Stephen Wangh, renowned playwright, director, author and teacher of acting, is currently doing a workshop at The Freedom Theatre School. Wangh was trained in 1967 by Jerzy Grotowski and is the author of An Acrobat of the Heart, a physical approach to acting inspired by the work of Jerzy Grotowski (2000) and The Heart of Teaching: Empowering Students in the Performing Arts (2012).

Wangh’s work with the Theatre School students started with exploring the connection between the body, images and emotions.
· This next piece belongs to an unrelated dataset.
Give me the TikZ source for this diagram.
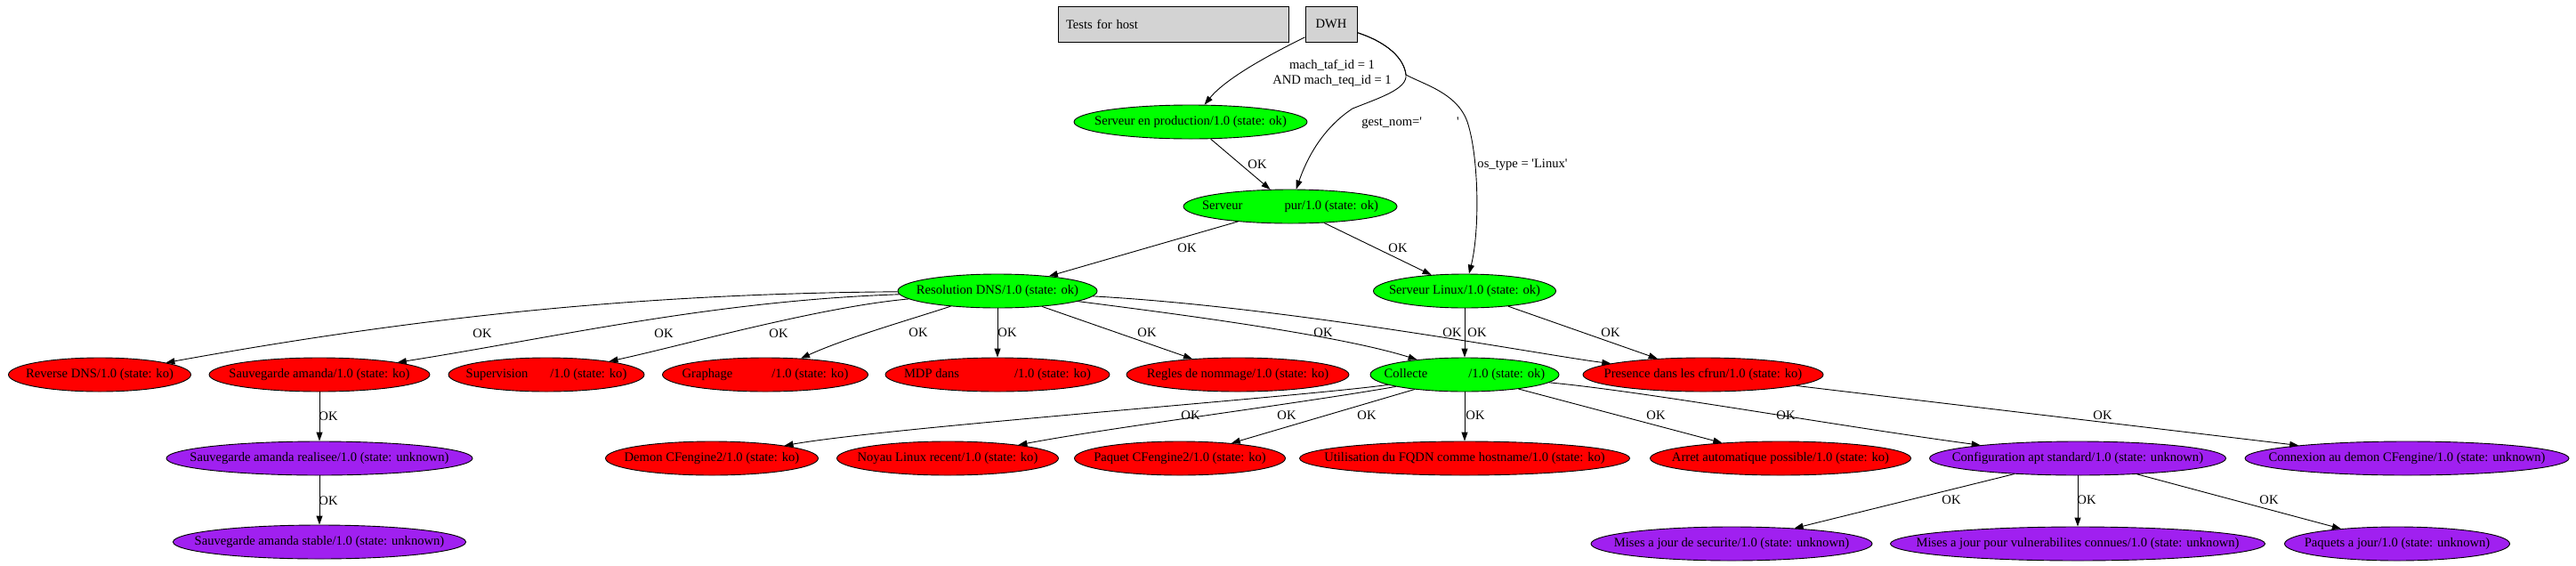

“Although the work seems to be very physical in the beginning, the physical work is a doorway into the actor’s emotional life. It is a way of encountering one’s hesitations and blockages and noticing that beneath and beyond those, is great emotional freedom”, says Wangh. “We all knew that as children but as adults we have put it away. Grotowski called it the ‘Via Negativa’; undoing rather than doing.”

The acting students have examined how to connect not only with themselves but also how to play with ‘the other’ – an acting partner, an image, or the audience.

Stephen Wangh’s voice training with the students began with laughter. “Laughter is not doing, it has to happen to you. Things happening to you are what we are looking for – whether in body, movement, image or sound”, says Wangh.

The students have also worked on monologues and now they will move into improvisation.

Of the teaching experience at The Freedom Theatre, Wangh says: “These students have an incredible level of energy and are very open to each of the steps that we take. They have all taken wonderful risks. Almost everyone began to do things that at first felt frightening or new.“

This is Stephen Wangh’s first time in Palestine. “I’ve been waiting to come here for many years. Being here is very moving and I can see how people feel the suffering of living here. The process of teaching has been very exciting for me. I have been teaching for 40 years, and without exaggeration I can say that this is the first time in 15 years that I’ve needed to invent new exercises because these people inspired me to. If I never teach again in my life I would feel that this was a good ending. I did something useful.”